Stated task: Your task is to print, exactly and only, the lines from the start of the entries below through the line with "-1.217, -1.243, -1.25];". Include both ends, but skip the pictures.
- - - - - - -
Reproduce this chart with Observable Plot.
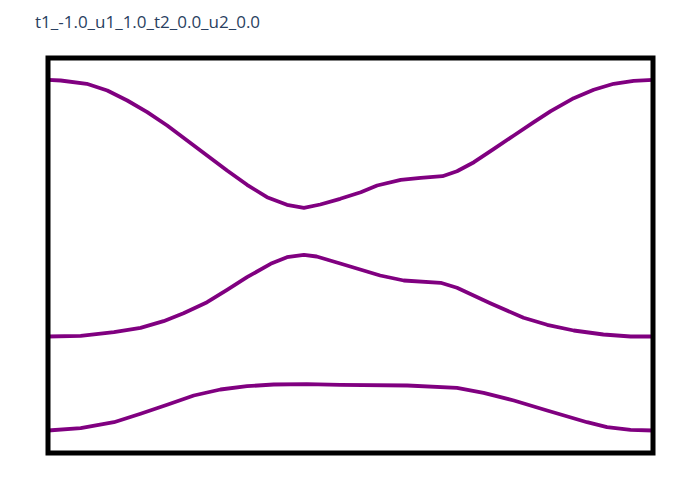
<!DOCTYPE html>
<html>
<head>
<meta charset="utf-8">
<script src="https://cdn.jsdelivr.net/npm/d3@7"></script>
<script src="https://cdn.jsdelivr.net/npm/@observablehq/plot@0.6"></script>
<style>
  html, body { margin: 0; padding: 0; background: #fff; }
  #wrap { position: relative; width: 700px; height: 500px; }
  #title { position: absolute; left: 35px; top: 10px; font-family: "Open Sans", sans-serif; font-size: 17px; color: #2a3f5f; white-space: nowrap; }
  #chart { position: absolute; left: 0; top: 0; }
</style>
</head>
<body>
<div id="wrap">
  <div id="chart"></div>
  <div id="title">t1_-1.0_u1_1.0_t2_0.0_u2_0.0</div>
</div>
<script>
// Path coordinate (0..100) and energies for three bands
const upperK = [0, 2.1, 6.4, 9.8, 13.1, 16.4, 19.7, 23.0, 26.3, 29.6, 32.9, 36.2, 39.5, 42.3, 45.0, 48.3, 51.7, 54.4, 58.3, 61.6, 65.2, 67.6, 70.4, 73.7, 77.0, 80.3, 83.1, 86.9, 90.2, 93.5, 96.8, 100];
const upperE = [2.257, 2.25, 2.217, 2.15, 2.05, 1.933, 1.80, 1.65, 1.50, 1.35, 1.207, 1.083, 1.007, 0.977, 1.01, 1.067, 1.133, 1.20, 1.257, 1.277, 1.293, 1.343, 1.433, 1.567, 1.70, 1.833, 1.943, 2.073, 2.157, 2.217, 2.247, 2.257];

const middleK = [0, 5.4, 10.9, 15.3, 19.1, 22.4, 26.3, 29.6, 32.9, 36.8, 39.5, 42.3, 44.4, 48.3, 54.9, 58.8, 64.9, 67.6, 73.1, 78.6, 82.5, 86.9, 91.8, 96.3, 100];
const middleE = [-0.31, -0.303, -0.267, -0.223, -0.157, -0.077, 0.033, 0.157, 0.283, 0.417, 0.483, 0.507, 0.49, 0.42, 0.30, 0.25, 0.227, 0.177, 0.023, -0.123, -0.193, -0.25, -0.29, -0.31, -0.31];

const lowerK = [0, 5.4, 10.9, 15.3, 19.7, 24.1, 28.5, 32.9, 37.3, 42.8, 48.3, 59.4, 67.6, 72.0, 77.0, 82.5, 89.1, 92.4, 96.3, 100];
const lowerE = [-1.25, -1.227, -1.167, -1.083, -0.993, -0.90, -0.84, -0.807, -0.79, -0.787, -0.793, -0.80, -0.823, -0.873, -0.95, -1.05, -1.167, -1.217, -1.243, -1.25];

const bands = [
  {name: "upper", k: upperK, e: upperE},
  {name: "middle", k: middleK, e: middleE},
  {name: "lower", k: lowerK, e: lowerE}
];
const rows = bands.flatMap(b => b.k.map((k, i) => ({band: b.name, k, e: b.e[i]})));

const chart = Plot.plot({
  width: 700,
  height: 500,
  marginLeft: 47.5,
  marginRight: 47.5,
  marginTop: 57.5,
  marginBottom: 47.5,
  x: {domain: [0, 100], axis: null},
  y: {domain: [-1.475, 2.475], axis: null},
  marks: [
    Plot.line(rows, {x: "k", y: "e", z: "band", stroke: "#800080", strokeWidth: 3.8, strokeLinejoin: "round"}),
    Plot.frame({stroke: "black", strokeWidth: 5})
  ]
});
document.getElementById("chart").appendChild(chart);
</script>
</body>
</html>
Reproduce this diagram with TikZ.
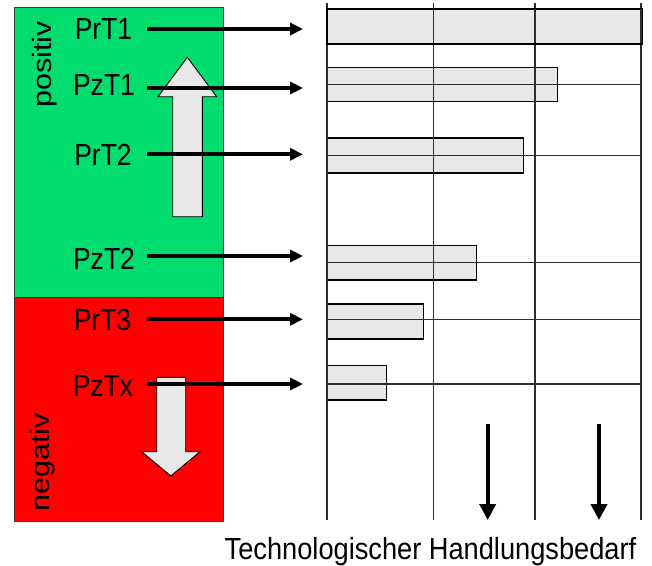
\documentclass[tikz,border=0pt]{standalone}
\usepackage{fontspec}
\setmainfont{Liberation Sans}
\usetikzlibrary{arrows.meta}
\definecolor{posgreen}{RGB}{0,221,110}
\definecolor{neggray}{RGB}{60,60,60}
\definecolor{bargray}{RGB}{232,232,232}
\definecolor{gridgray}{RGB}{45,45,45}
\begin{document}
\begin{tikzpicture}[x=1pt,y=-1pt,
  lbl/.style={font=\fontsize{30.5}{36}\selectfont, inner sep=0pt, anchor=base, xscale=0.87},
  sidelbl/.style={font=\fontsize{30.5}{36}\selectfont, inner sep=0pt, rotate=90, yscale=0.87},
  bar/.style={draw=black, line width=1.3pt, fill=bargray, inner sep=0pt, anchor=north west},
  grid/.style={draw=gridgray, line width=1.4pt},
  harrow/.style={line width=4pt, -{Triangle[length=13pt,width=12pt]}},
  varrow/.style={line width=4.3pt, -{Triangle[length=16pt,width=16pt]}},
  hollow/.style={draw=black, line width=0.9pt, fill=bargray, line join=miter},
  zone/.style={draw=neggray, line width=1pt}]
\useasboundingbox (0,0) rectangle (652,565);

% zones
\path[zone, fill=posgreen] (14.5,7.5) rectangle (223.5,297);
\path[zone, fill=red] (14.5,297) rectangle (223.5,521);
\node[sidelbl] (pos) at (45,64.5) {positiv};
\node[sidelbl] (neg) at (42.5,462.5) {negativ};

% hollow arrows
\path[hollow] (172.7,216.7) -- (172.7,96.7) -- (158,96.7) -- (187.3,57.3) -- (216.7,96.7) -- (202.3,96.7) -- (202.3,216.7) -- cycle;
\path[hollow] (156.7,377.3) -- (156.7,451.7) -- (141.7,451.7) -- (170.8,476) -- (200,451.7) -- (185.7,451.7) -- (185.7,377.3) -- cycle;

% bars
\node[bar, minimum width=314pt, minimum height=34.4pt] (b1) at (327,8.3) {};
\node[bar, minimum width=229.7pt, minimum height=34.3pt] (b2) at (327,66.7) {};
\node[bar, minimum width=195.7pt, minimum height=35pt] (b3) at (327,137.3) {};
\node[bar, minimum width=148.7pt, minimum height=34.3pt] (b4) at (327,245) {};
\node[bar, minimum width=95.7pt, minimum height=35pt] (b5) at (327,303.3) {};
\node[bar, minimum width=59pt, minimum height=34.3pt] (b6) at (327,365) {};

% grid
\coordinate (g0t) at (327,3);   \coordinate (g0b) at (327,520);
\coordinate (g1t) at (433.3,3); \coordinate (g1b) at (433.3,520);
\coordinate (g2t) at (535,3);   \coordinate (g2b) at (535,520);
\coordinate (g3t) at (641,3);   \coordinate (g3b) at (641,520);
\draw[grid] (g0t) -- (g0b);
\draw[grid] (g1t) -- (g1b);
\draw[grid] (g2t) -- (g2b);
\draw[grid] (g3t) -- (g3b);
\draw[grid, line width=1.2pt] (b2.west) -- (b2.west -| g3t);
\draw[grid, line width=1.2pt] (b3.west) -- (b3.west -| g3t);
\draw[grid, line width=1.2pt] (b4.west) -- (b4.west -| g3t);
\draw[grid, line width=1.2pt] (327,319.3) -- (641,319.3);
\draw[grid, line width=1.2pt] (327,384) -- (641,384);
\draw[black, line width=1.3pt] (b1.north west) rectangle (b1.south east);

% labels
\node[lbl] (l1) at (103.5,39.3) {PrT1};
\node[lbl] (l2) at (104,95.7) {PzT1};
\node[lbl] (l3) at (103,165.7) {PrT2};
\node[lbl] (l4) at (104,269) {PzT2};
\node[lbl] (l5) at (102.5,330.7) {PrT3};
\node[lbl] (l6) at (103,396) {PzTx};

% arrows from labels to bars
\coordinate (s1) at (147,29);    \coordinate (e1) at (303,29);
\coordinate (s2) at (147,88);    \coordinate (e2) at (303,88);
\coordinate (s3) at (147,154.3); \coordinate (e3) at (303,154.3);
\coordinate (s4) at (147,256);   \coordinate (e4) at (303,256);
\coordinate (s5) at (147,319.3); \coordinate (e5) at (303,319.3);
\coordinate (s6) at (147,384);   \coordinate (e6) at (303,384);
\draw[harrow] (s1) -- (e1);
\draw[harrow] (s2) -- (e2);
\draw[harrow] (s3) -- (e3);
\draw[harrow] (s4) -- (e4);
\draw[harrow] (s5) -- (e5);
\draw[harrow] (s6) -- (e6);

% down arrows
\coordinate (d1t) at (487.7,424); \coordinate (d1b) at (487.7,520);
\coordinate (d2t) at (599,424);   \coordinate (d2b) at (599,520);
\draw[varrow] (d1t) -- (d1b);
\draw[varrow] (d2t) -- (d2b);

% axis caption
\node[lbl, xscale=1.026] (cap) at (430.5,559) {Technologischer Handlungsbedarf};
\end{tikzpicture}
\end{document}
- - - - - - -
Response:
Reproduce this chart with Observable Plot.
<!DOCTYPE html>
<html>
<head>
<meta charset="utf-8">
<script src="https://cdn.jsdelivr.net/npm/d3@7"></script>
<script src="https://cdn.jsdelivr.net/npm/@observablehq/plot@0.6"></script>
<style>
  html, body { margin: 0; padding: 0; background: #fff; }
  #wrap { position: relative; width: 700px; height: 500px; }
  #title { position: absolute; left: 35px; top: 10px; font-family: "Open Sans", sans-serif; font-size: 17px; color: #2a3f5f; white-space: nowrap; }
  #chart { position: absolute; left: 0; top: 0; }
</style>
</head>
<body>
<div id="wrap">
  <div id="chart"></div>
  <div id="title">t1_-1.0_u1_1.0_t2_0.0_u2_0.0</div>
</div>
<script>
// Path coordinate (0..100) and energies for three bands
const upperK = [0, 2.1, 6.4, 9.8, 13.1, 16.4, 19.7, 23.0, 26.3, 29.6, 32.9, 36.2, 39.5, 42.3, 45.0, 48.3, 51.7, 54.4, 58.3, 61.6, 65.2, 67.6, 70.4, 73.7, 77.0, 80.3, 83.1, 86.9, 90.2, 93.5, 96.8, 100];
const upperE = [2.257, 2.25, 2.217, 2.15, 2.05, 1.933, 1.80, 1.65, 1.50, 1.35, 1.207, 1.083, 1.007, 0.977, 1.01, 1.067, 1.133, 1.20, 1.257, 1.277, 1.293, 1.343, 1.433, 1.567, 1.70, 1.833, 1.943, 2.073, 2.157, 2.217, 2.247, 2.257];

const middleK = [0, 5.4, 10.9, 15.3, 19.1, 22.4, 26.3, 29.6, 32.9, 36.8, 39.5, 42.3, 44.4, 48.3, 54.9, 58.8, 64.9, 67.6, 73.1, 78.6, 82.5, 86.9, 91.8, 96.3, 100];
const middleE = [-0.31, -0.303, -0.267, -0.223, -0.157, -0.077, 0.033, 0.157, 0.283, 0.417, 0.483, 0.507, 0.49, 0.42, 0.30, 0.25, 0.227, 0.177, 0.023, -0.123, -0.193, -0.25, -0.29, -0.31, -0.31];

const lowerK = [0, 5.4, 10.9, 15.3, 19.7, 24.1, 28.5, 32.9, 37.3, 42.8, 48.3, 59.4, 67.6, 72.0, 77.0, 82.5, 89.1, 92.4, 96.3, 100];
const lowerE = [-1.25, -1.227, -1.167, -1.083, -0.993, -0.90, -0.84, -0.807, -0.79, -0.787, -0.793, -0.80, -0.823, -0.873, -0.95, -1.05, -1.167, -1.217, -1.243, -1.25];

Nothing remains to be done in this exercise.